Theoretical investigation of the Renner-Teller effect in Δ electronic states of tetra-atomic molecules.: 1.: Variational calculation of vibronic structure in the 11Δg state of B2H2

A variational approach for the ab initio handling of the Renner-Teller effect in Delta electronic states of tetra-atomic molecules is presented. The model Hamiltonian involves four nuclear degrees of freedom which correlate for a linear nuclear arrangement with two doubly degenerate bending modes. The bond lengths are assumed to be kept fixed at their equilibrium values and the effect of end-over-end rotations is neglected. The kinetic energy operator acid the general form of the potential surfaces employed allow in principle for a treatment of large amplitude bending vibrations.

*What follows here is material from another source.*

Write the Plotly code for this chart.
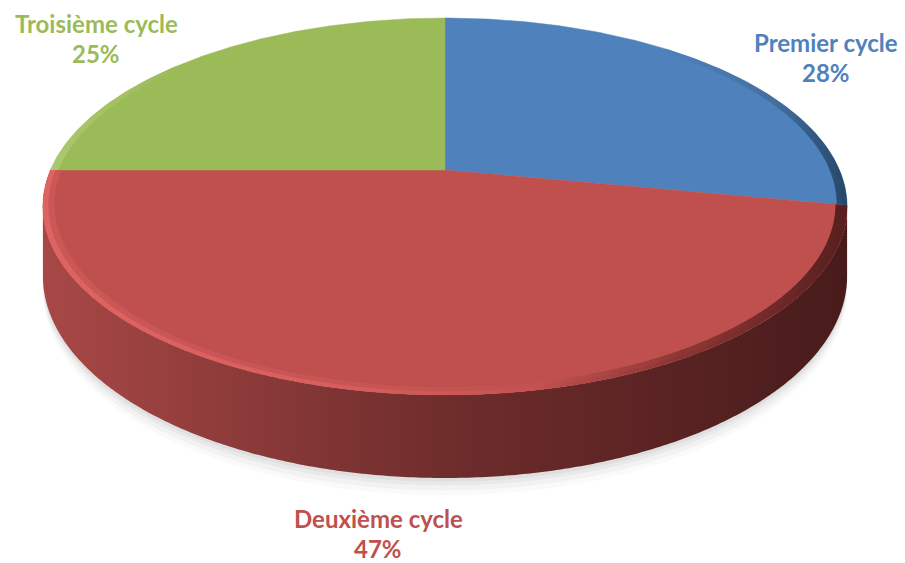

However, because of restrictions implied, such as neglect of coupling between bending and stretching vibrations and interactions with other electronic states; the approach is aimed primarily at molecules bending with relatively small amplitudes around their linear equilibrium geometries. Two algorithms are developed, one for symmetric acetylene-like (A-B-B-A) molecules, the other for asymmetric (A-B-C-D) species. The approach is applied to calculate the vibronic spectrum of the lowest lying excited state, (1)Delta(g), of B2H2, employing ab initio computed potential energy surfaces.